Title: Eugene O’Neill: Superpersonalisation and Racial Spectacularism
Description:
Playwright Eugene O’Neill jumpstarted his career and had his first major successes in and from the little art colony in Provincetown; this chapter focuses on O’Neill, the Provincetown Players’ most prominent member, who lived and worked there between 1916 and 1922.
The chapter shows how the compressed scale and distinctive mobility of Provincetown’s creative community was crucial to O’Neill’s success.
There, O’Neill was exposed to the art colony’s distinctive amalgamation of modern and experimental theatre practices, including those dealing with writing, staging, and promotion.

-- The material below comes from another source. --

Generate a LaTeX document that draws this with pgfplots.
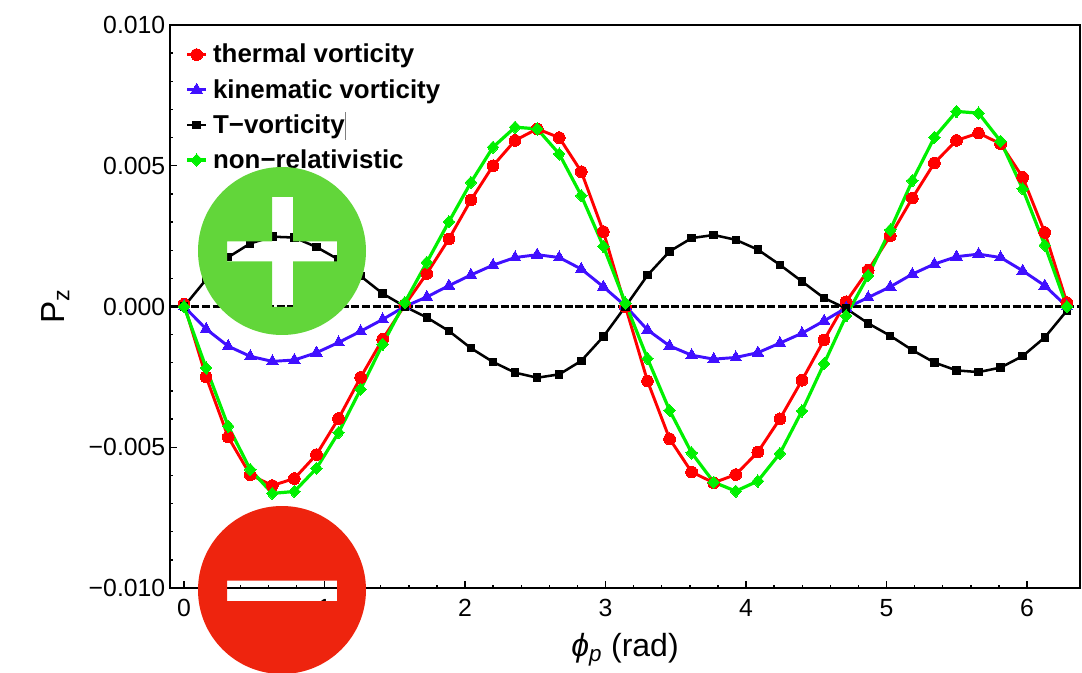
\documentclass[border=0pt]{standalone}
\usepackage{fontspec}
\setmainfont{Liberation Sans}
\usepackage{pgfplots}
\usepackage{pgfplotstable}
\pgfplotsset{compat=1.18}
\definecolor{cred}{RGB}{255,0,0}
\definecolor{cblue}{RGB}{64,16,255}
\definecolor{cgreen}{RGB}{0,240,0}
\definecolor{badgegreen}{RGB}{98,214,58}
\definecolor{badgered}{RGB}{238,36,14}
\pgfplotstableread{
x thermal kinematic tvort nonrel
0.0000 0.00008 0.00000 0.00000 0.00000
0.1571 -0.00250 -0.00080 0.00096 -0.00218
0.3142 -0.00464 -0.00141 0.00175 -0.00425
0.4712 -0.00598 -0.00177 0.00224 -0.00579
0.6283 -0.00636 -0.00195 0.00248 -0.00664
0.7854 -0.00611 -0.00190 0.00245 -0.00657
0.9425 -0.00526 -0.00164 0.00211 -0.00575
1.0996 -0.00398 -0.00128 0.00167 -0.00448
1.2566 -0.00252 -0.00088 0.00108 -0.00294
1.4137 -0.00116 -0.00046 0.00046 -0.00134
1.5708 0.00005 0.00000 0.00000 0.00014
1.7279 0.00117 0.00034 -0.00039 0.00157
1.8850 0.00240 0.00074 -0.00087 0.00301
2.0420 0.00378 0.00112 -0.00148 0.00441
2.1991 0.00500 0.00147 -0.00197 0.00566
2.3562 0.00590 0.00174 -0.00235 0.00637
2.5133 0.00631 0.00184 -0.00253 0.00631
2.6704 0.00600 0.00174 -0.00241 0.00542
2.8274 0.00479 0.00133 -0.00193 0.00394
2.9845 0.00266 0.00070 -0.00107 0.00214
3.1416 0.00000 0.00002 0.00000 0.00012
3.2987 -0.00265 -0.00083 0.00111 -0.00185
3.4558 -0.00470 -0.00140 0.00196 -0.00369
3.6128 -0.00588 -0.00173 0.00243 -0.00520
3.7699 -0.00626 -0.00187 0.00254 -0.00624
3.9270 -0.00597 -0.00181 0.00237 -0.00656
4.0841 -0.00517 -0.00164 0.00202 -0.00620
4.2412 -0.00399 -0.00130 0.00148 -0.00522
4.3982 -0.00262 -0.00095 0.00089 -0.00371
4.5553 -0.00119 -0.00051 0.00030 -0.00203
4.7124 0.00017 -0.00005 -0.00007 -0.00033
4.8695 0.00129 0.00032 -0.00060 0.00110
5.0265 0.00251 0.00070 -0.00104 0.00272
5.1836 0.00385 0.00115 -0.00155 0.00447
5.3407 0.00510 0.00151 -0.00199 0.00601
5.4978 0.00590 0.00177 -0.00227 0.00693
5.6549 0.00616 0.00186 -0.00233 0.00687
5.8119 0.00578 0.00174 -0.00217 0.00587
5.9690 0.00459 0.00127 -0.00176 0.00418
6.1261 0.00263 0.00074 -0.00110 0.00218
6.2832 0.00014 0.00000 -0.00015 0.00000
}\datatable
\begin{document}
\begin{tikzpicture}
\path[use as bounding box] (0,0) rectangle (811.5pt,504pt);
\begin{axis}[
  at={(127.5pt,63pt)}, anchor=south west,
  scale only axis, width=682.5pt, height=422.25pt,
  xmin=-0.1, xmax=6.377, ymin=-0.010, ymax=0.010,
  axis line style={line width=2pt},
  tick align=inside, tick pos=left,
  xtick={0,1,2,3,4,5,6}, xticklabels={0,1,2,3,4,5,6},
  ytick={-0.010,-0.005,0,0.005,0.010},
  yticklabels={−0.010,−0.005,0.000,0.005,0.010},
  scaled y ticks=false,
  minor x tick num=4, minor y tick num=4,
  major tick length=5pt, minor tick length=2.5pt,
  every tick/.append style={black,line width=1pt},
  tick label style={font=\fontsize{18.6}{20}\selectfont},
  xticklabel style={yshift=-5pt},
  xlabel={{\itshape ϕ}\textsubscript{\itshape p} (rad)},
  ylabel={P\textsubscript{z}},
  xlabel style={at={(axis description cs:0.5,-0.11)},anchor=center,font=\fontsize{24}{26}\selectfont},
  ylabel style={at={(axis description cs:-0.126,0.5)},anchor=center,font=\fontsize{25}{27}\selectfont},
  legend cell align=left,
  legend style={draw=none,fill=none,at={(axis cs:-0.1,0.0098)},anchor=north west,
    font=\bfseries\fontsize{19.4}{21}\selectfont,row sep=6.8pt,inner sep=2pt,xshift=9.5pt,yshift=-6pt,
    nodes={inner xsep=4pt}},
  legend image code/.code={\draw[mark repeat=2,mark phase=2,#1] plot coordinates {(0cm,0cm)(0.25cm,0cm)(0.5cm,0cm)};},
]
\addplot[forget plot,black,line width=1.6pt,dash pattern=on 6pt off 2pt] coordinates {(-0.1,0) (6.377,0)};
\addplot[cred,line width=2.2pt,mark=*,mark size=4.4pt,mark options={solid,fill=cred,draw=cred,line width=0pt}] table[x=x,y=thermal] {\datatable};
\addlegendentry{thermal vorticity}
\addplot[cblue,line width=2.2pt,mark=triangle*,mark size=5pt,mark options={fill=cblue,draw=cblue,line width=0pt}] table[x=x,y=kinematic] {\datatable};
\addlegendentry{kinematic vorticity}
\addplot[black,line width=1.9pt,mark=square*,mark size=2.8pt,mark options={fill=black,draw=black,line width=0pt}] table[x=x,y=tvort] {\datatable};
\addlegendentry{T−vorticity{\color{gray}\smash{\rule[-5pt]{1.4pt}{21pt}}}}
\addplot[cgreen,line width=2.4pt,mark=diamond*,mark size=4.6pt,mark options={xscale=1.25,fill=cgreen,draw=cgreen,line width=0pt}] table[x=x,y=nonrel] {\datatable};
\addlegendentry{non−relativistic}
\end{axis}
\begin{scope}
\clip (0,0) rectangle (811.5pt,504pt);
\begin{scope}[x=0.75pt,y=-0.75pt,shift={(0pt,504pt)}]
\fill[badgegreen,even odd rule] (282,251) circle[radius=63pt]
  (272,197) -- (293,197) -- (293,241.5) -- (337,241.5) -- (337,261.5) -- (293,261.5) -- (293,307) -- (272,307) -- (272,261.5) -- (227,261.5) -- (227,241.5) -- (272,241.5) -- cycle;
\fill[badgered,even odd rule] (282,590) circle[radius=63pt]
  (227,580.5) rectangle (337,601);
\end{scope}
\end{scope}
\end{tikzpicture}
\end{document}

His own work built upon these: he was especially adept at harvesting, adapting, and exporting these practices from the rural outpost to the metropolitan hub of modernist activity in New York.
This chapter argues that the formal and topical elements of O’Neill’s notorious play The Emperor Jones (conceived and written in Provincetown), along with its production and promotional strategies, were distinctive to the little art colony.
There, O’Neill cultivated and marketed to a ‘special audience,’ drew topical inspiration from long-simmering racial anxieties in the region, and expanded upon the Provincetown Players’ theatrical practice of superpersonalization: a writing and staging strategy that amplifies the bleed between character and actor in order to heighten the audience’s engagement in the play.
These strategies kindled his white audience’s ‘racial feelings’: a move that brought the relatively unknown O’Neill into the national and international public consciousness and created a still-resonant sensation about his work.